For obvious reasons I never mentioned it when I played for Man City, but ever since my older brother took me to Old Trafford as a young boy and I stood on the Stretford End, I have supported the Red Devils.

I watched my childhood heroes, such as Joe Jordan, Stuart (Pancho) Pearson, Stevie Coppell, Gordon Hill, Lou Macari, Martin Buchan etc....

I have supported them through the good and bad times and gloated when they dominated the Premier League over the past 20 years with Sir Alex Ferguson at the helm.

I have taunted my son, brother-in-law and nephew, who are avid Liverpool fans, rubbing their noses in it over LFC not winning the title or many trophies, while Man Utd were consistently filling the Old Trafford trophy room.

I have marvelled at the ‘Class of 92’ and admired players like Eric Cantona, Bryan Robson and even Roy Keane, who I played against.
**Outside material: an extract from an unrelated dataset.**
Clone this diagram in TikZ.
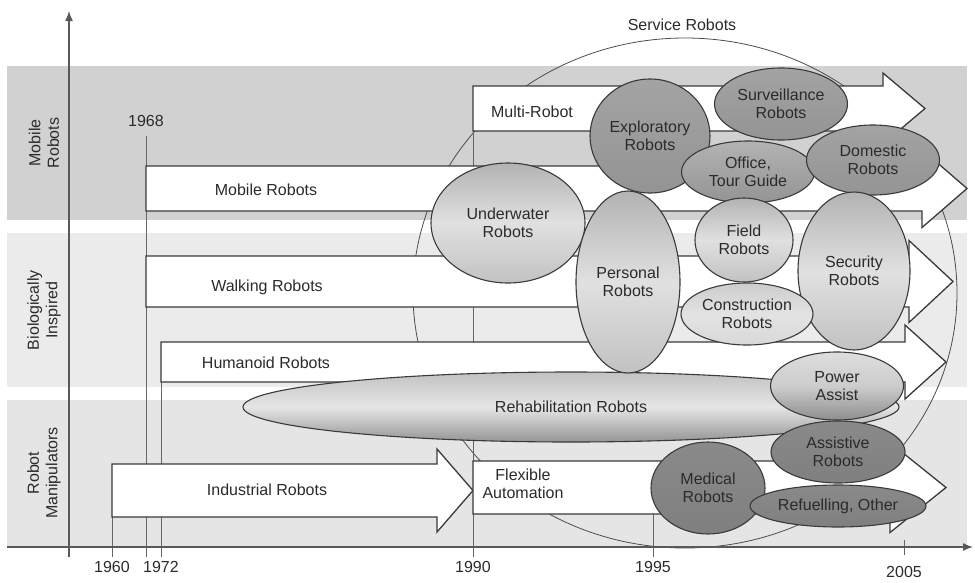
\documentclass[tikz,border=0pt]{standalone}
\usepackage{fontspec}
\setmainfont{Liberation Sans}
\usetikzlibrary{shapes.geometric,arrows.meta}
\definecolor{ink}{HTML}{2B2B2B}
\definecolor{edge}{HTML}{3A3A3A}
\begin{document}
\begin{tikzpicture}[x=1pt,y=-1pt,
  txt/.style={text=ink,inner sep=0pt,align=center,font=\fontsize{16}{18.5}\selectfont},
  band/.style={draw=none},
  yearline/.style={draw=black!60,line width=1pt},
  axisline/.style={draw=black!65,line width=1.3pt,-{Latex[length=10pt,width=8pt]}},
  svc/.style={draw=black!70,line width=0.8pt},
  arrowbox/.style={draw=edge,fill=white,line width=1.3pt,line join=miter},
  blob/.style={ellipse,draw=edge,line width=1.1pt,inner sep=0pt,text=ink,align=center,
    font=\fontsize{16}{18.5}\selectfont},
  dark/.style={blob,top color=black!36,bottom color=black!42},
  darker/.style={blob,top color=black!46,bottom color=black!50},
  light/.style={blob,top color=black!30,bottom color=black!24,middle color=black!12},
  pale/.style={blob,top color=black!20,bottom color=black!15,middle color=black!11},
]
\useasboundingbox (0,0) rectangle (975,582);

% category bands
\fill[band,fill=black!18] (7,66) rectangle (967,220);
\fill[band,fill=black!8] (7,233) rectangle (967,387);
\fill[band,fill=black!10] (7,400) rectangle (967,547);

% service robots region
\draw[svc] (685,293) ellipse [x radius=272, y radius=255];
\node[txt] (svcname) at (682,25) {Service Robots};

% year markers
\draw[yearline] (112,464) -- (112,557);
\draw[yearline] (146,136) -- (146,557);
\draw[yearline] (161,342) -- (161,557);
\draw[yearline] (473,86) -- (473,557);
\draw[yearline] (653,505) -- (653,557);
\draw[yearline] (904,540) -- (904,555);

% axes
\draw[axisline] (7,547) -- (973,547);
\draw[axisline] (69,557) -- (69,11);

\node[txt] (y1960) at (112,567) {1960};
\node[txt] (y1968) at (146,121) {1968};
\node[txt] (y1972) at (161,567) {1972};
\node[txt] (y1990) at (473,567) {1990};
\node[txt] (y1995) at (653,567) {1995};
\node[txt] (y2005) at (904,572) {2005};

% side categories
\node[txt,rotate=90] (cMobile) at (44,143) {Mobile\\Robots};
\node[txt,rotate=90] (cBio) at (44,310) {Biologically\\Inspired};
\node[txt,rotate=90] (cManip) at (44,473) {Robot\\Manipulators};

% block arrows: start x, centre y, half body, head base x, half head, tip x
\newcommand{\blockarrow}[6]{%
  \draw[arrowbox] (#1,{#2-#3}) -- (#4,{#2-#3}) -- (#4,{#2-#5}) -- (#6,#2)
    -- (#4,{#2+#5}) -- (#4,{#2+#3}) -- (#1,{#2+#3}) -- cycle;}
\blockarrow{473}{108.5}{22.5}{883}{35.5}{925}
\blockarrow{146}{188.5}{22.5}{922}{39}{967}
\blockarrow{146}{281.5}{25.5}{909}{41}{953}
\blockarrow{161}{362}{20}{905}{37}{946}
\blockarrow{112}{490.5}{26.5}{437}{41.5}{473}
\blockarrow{473}{487.5}{26.5}{890}{45}{946}

\node[txt] (tMulti) at (532,112) {Multi-Robot};
\node[txt] (tMobile) at (266,190) {Mobile Robots};
\node[txt] (tWalking) at (267,287) {Walking Robots};
\node[txt] (tHumanoid) at (266,363) {Humanoid Robots};
\node[txt] (tIndustrial) at (267,490) {Industrial Robots};
\node[txt] (tFlexible) at (523,484) {Flexible\\Automation};

% application areas
\node[blob,top color=black!24,bottom color=black!42,middle color=black!10,
  minimum width=656,minimum height=70] (rehab) at (571,407) {Rehabilitation Robots};
\node[light,minimum width=154,minimum height=120] (underwater) at (508,223) {Underwater\\Robots};
\node[light,minimum width=104,minimum height=182] (personal) at (628,282) {Personal\\Robots};
\node[dark,minimum width=120,minimum height=114] (exploratory) at (650,136) {Exploratory\\Robots};
\node[dark,minimum width=133,minimum height=72] (surveillance) at (781,104) {Surveillance\\Robots};
\node[dark,top color=black!30,minimum width=133,minimum height=62] (office) at (748,172) {Office,\\Tour Guide};
\node[dark,minimum width=133,minimum height=70] (domestic) at (873,160) {Domestic\\Robots};
\node[light,minimum width=98,minimum height=84] (field) at (744,240) {Field\\Robots};
\node[light,minimum width=112,minimum height=158] (security) at (854,271) {Security\\Robots};
\node[pale,minimum width=132,minimum height=62] (construction) at (747,314) {Construction\\Robots};
\node[blob,top color=black!13,bottom color=black!44,middle color=black!20,
  minimum width=133,minimum height=68] (power) at (837,386) {Power\\Assist};
\node[darker,minimum width=134,minimum height=62] (assistive) at (838,452) {Assistive\\Robots};
\node[darker,minimum width=114,minimum height=92] (medical) at (708,488) {Medical\\Robots};
\node[darker,minimum width=176,minimum height=42] (refuel) at (838,506) {Refuelling, Other};
\end{tikzpicture}
\end{document}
I am now struggling to hold my own and receive constant stick from the Anfield crew about my club’s demise.

In my second Gazette article I reviewed the Premier League title contenders and alluded to the fact that all was not well at Man U; this before even a ball had been kicked.

Well, after back-to-back defeats it is clear that problems do exist and that some of their star players are looking to exit.
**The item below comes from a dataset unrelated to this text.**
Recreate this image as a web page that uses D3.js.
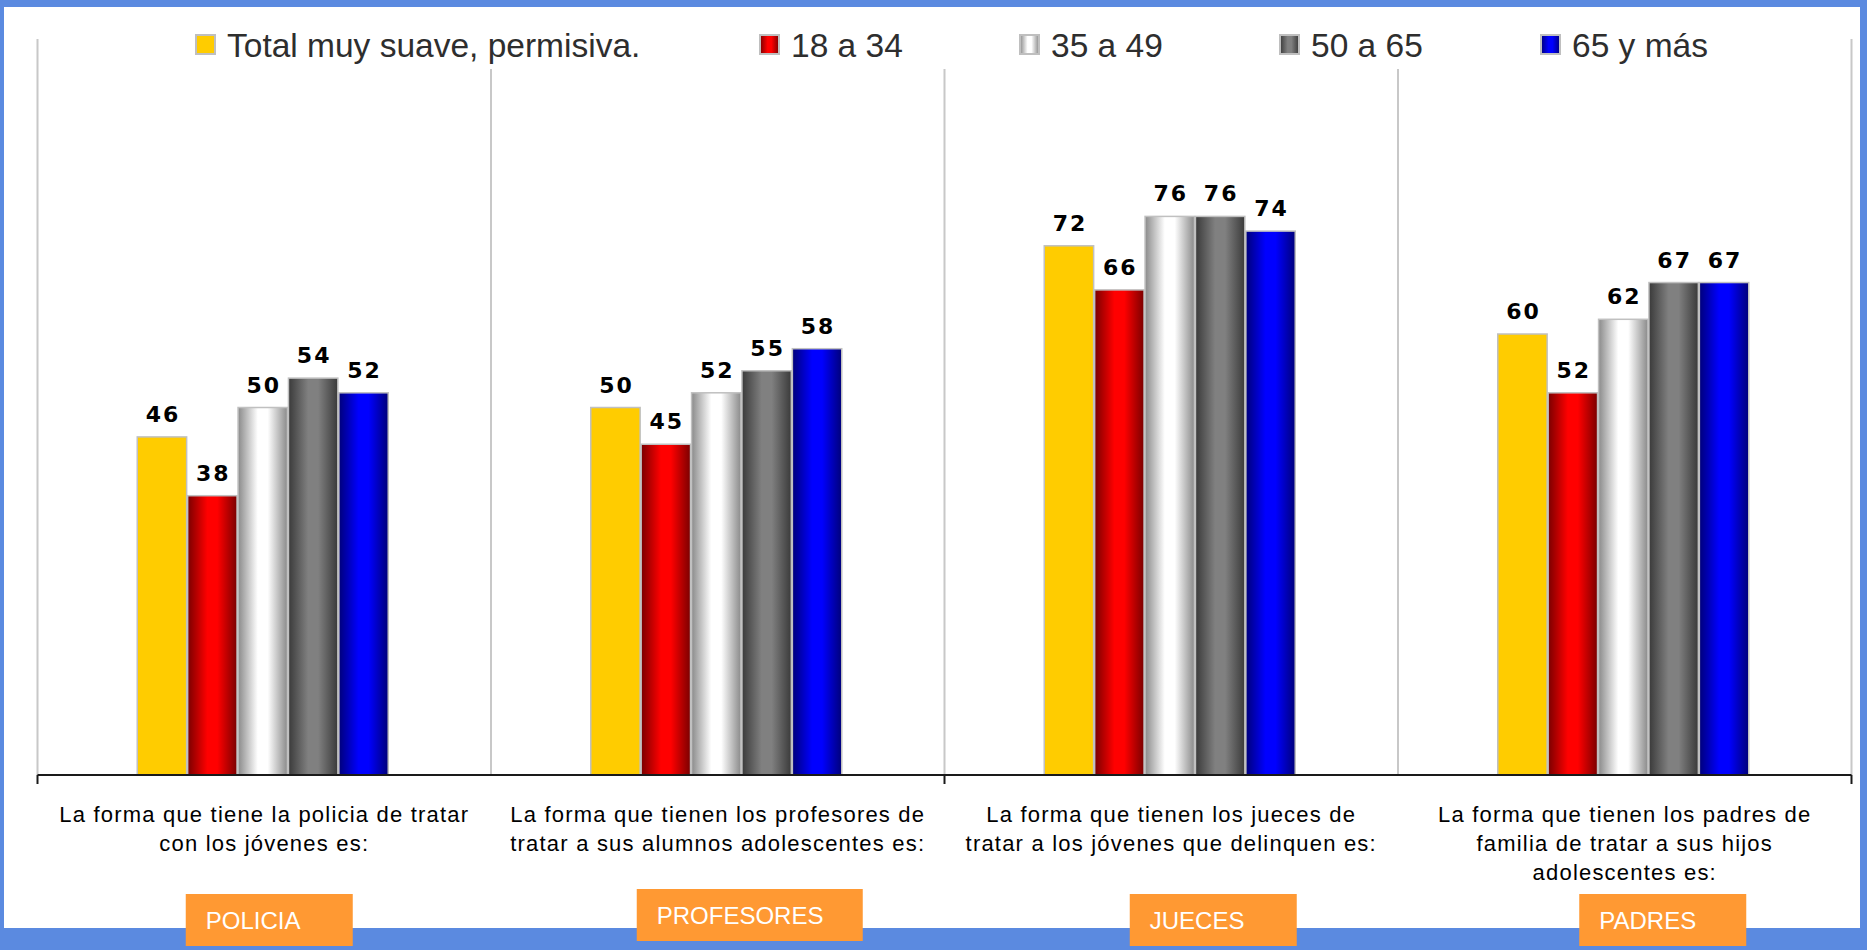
<!DOCTYPE html>
<html>
<head>
<meta charset="utf-8">
<script src="https://cdn.jsdelivr.net/npm/d3@7"></script>
<style>
  html, body { margin: 0; padding: 0; background: #ffffff; }
  svg { display: block; }
</style>
</head>
<body>
<script>
var width = 1867, height = 950;

// data
var categories = ["POLICIA", "PROFESORES", "JUECES", "PADRES"];
var series = ["Total muy suave, permisiva.", "18 a 34", "35 a 49", "50 a 65", "65 y más"];
var policia    = [46, 38, 50, 54, 52];
var profesores = [50, 45, 52, 55, 58];
var jueces     = [72, 66, 76, 76, 74];
var padres     = [60, 52, 62, 67, 67];
var categoryText = [
  ["La forma que tiene la policia de tratar", "con los jóvenes es:"],
  ["La forma que tienen los profesores de", "tratar a sus alumnos adolescentes es:"],
  ["La forma que tienen los jueces de", "tratar a los jóvenes que delinquen es:"],
  ["La forma que tienen los padres de", "familia de tratar a sus hijos", "adolescentes es:"]
];

var values = [policia, profesores, jueces, padres];

// colores: [borde, centro] para el degradado horizontal
var barColors = [
  ["#ffcc00", "#ffcc00"],
  ["#7a0000", "#ff0000"],
  ["#8a8a8a", "#ffffff"],
  ["#3a3a3a", "#808080"],
  ["#00007a", "#0000ff"]
];

var svg = d3.select("body").append("svg")
  .attr("width", width)
  .attr("height", height);

// marco azul
var frame = "#5b8ae0";
svg.append("rect").attr("x", 0).attr("y", 0).attr("width", width).attr("height", height).attr("fill", frame);
svg.append("rect").attr("x", 4).attr("y", 7).attr("width", width - 11).attr("height", 921).attr("fill", "#ffffff");

var defs = svg.append("defs");
barColors.forEach(function(c, i) {
  var g = defs.append("linearGradient").attr("id", "grad" + i)
    .attr("x1", "0%").attr("x2", "100%").attr("y1", "0%").attr("y2", "0%");
  g.append("stop").attr("offset", "0%").attr("stop-color", c[0]);
  g.append("stop").attr("offset", "40%").attr("stop-color", c[1]);
  g.append("stop").attr("offset", "60%").attr("stop-color", c[1]);
  g.append("stop").attr("offset", "100%").attr("stop-color", c[0]);
});

var plotLeft = 37.5, plotRight = 1851.5, plotTop = 40, baseY = 775;

var x0 = d3.scaleBand().domain(categories).range([plotLeft, plotRight]).padding(0);
var groupW = 251;
var x1 = d3.scaleBand().domain(series).range([0, groupW]).paddingInner(0.02);
var y = d3.scaleLinear().domain([0, 100]).range([baseY, plotTop]);

// lineas divisorias
var dividers = [plotLeft].concat(categories.map(function(c) { return x0(c) + x0.bandwidth(); }));
svg.selectAll(".divider").data(dividers).enter().append("line")
  .attr("class", "divider")
  .attr("x1", function(d) { return d; })
  .attr("x2", function(d) { return d; })
  .attr("y1", function(d, i) { return (i == 0 || i == dividers.length - 1) ? 39 : 69; })
  .attr("y2", baseY)
  .attr("stroke", "#c8c8c8")
  .attr("stroke-width", 2);

// barras
var groups = svg.selectAll(".grupo").data(categories).enter().append("g")
  .attr("class", "grupo")
  .attr("transform", function(d) { return "translate(" + (x0(d) + (x0.bandwidth() - groupW) / 2 - 1.5) + ",0)"; });

groups.selectAll("rect").data(function(d, i) {
    return values[i].map(function(v, j) { return {serie: series[j], value: v, idx: j}; });
  }).enter().append("rect")
  .attr("x", function(d) { return x1(d.serie); })
  .attr("y", function(d) { return y(d.value); })
  .attr("width", x1.bandwidth())
  .attr("height", function(d) { return baseY - y(d.value); })
  .attr("fill", function(d) { return "url(#grad" + d.idx + ")"; })
  .attr("stroke", "#c0c0c0")
  .attr("stroke-width", 1.5);

groups.selectAll("text").data(function(d, i) {
    return values[i].map(function(v, j) { return {serie: series[j], value: v}; });
  }).enter().append("text")
  .attr("x", function(d) { return x1(d.serie) + x1.bandwidth() / 2 + 1; })
  .attr("y", function(d) { return y(d.value) - 15; })
  .attr("text-anchor", "middle")
  .style("font-family", "'DejaVu Sans', Verdana, sans-serif")
  .style("font-weight", "bold")
  .style("font-size", "22px")
  .style("letter-spacing", "2px")
  .attr("fill", "#000")
  .text(function(d) { return d.value; });

// eje
svg.append("line")
  .attr("x1", plotLeft).attr("x2", plotRight)
  .attr("y1", baseY).attr("y2", baseY)
  .attr("stroke", "#1a1a1a").attr("stroke-width", 2);
svg.selectAll(".tick").data([dividers[0], dividers[2], dividers[4]]).enter().append("line")
  .attr("x1", function(d) { return d; }).attr("x2", function(d) { return d; })
  .attr("y1", baseY).attr("y2", baseY + 9)
  .attr("stroke", "#1a1a1a").attr("stroke-width", 2);

// etiquetas de categoria
categoryText.forEach(function(lines, i) {
  var cx = x0(categories[i]) + x0.bandwidth() / 2;
  var t = svg.append("text")
    .attr("text-anchor", "middle")
    .style("font-family", "'Liberation Sans', Arial, sans-serif")
    .style("font-size", "22px")
    .style("letter-spacing", "1.2px")
    .attr("fill", "#000");
  lines.forEach(function(l, k) {
    t.append("tspan").attr("x", cx).attr("y", 822 + k * 29).text(l);
  });
});

// etiquetas naranjas
var tagLayout = [
  {dx: 5, y: 894, w: 167},
  {dx: 32, y: 889, w: 226},
  {dx: 42, y: 894, w: 167},
  {dx: 38, y: 894, w: 167}
];
categories.forEach(function(c, i) {
  var cx = x0(c) + x0.bandwidth() / 2 + tagLayout[i].dx;
  var L = tagLayout[i];
  svg.append("rect")
    .attr("x", cx - L.w / 2).attr("y", L.y)
    .attr("width", L.w).attr("height", 52)
    .attr("fill", "#ff9933");
  svg.append("text")
    .attr("x", cx - L.w / 2 + 20).attr("y", L.y + 35)
    .style("font-family", "'Liberation Sans', Arial, sans-serif")
    .style("font-size", "24px")
    .attr("fill", "#ffffff")
    .text(c);
});

// leyenda
var legendX = [196, 760, 1020, 1280, 1541];
var legend = svg.selectAll(".leg").data(series).enter().append("g")
  .attr("class", "leg")
  .attr("transform", function(d, i) { return "translate(" + legendX[i] + ",35)"; });
legend.append("rect")
  .attr("width", 19).attr("height", 19)
  .attr("fill", function(d, i) { return "url(#grad" + i + ")"; })
  .attr("stroke", "#bfbfbf").attr("stroke-width", 2);
legend.append("text")
  .attr("x", 31).attr("y", 22)
  .style("font-family", "'Liberation Sans', Arial, sans-serif")
  .style("font-size", "33.5px")
  .attr("fill", "#2e2e2e")
  .text(function(d) { return d; });
</script>
</body>
</html>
One wonders if Jose Mourinho will make it to Christmas as boss.

I have to admit that, when Man Utd appointed him, I thought the long search for Sir Alex’s successor was over.

I was a fan of his in his first spell at Chelsea, and I enjoyed watching and listening to his pre- and post-match comments.

I thought he was a breath of fresh air and you couldn’t ignore that his players – the likes of Frank Lampard, John Terry and Didier Drogba – loved playing under him.

His nickname of ‘Special One’ fitted his persona.

So when, in his first season at Utd, he delivered trophies it seemed a match made in heaven.

But even then the Utd faithful were grumbling about his tactics, especially his ‘park the bus’ attitude in big games.

The Man Utd supporters over decades have watched their team play open, attacking football, even when they were without a title for 26 years before Sir Alex took the reins and the heady days followed.

I now feel that Jose has come to a crossroads, not just with the club but also over the fans’ perception of the once aptly named ‘Special One’.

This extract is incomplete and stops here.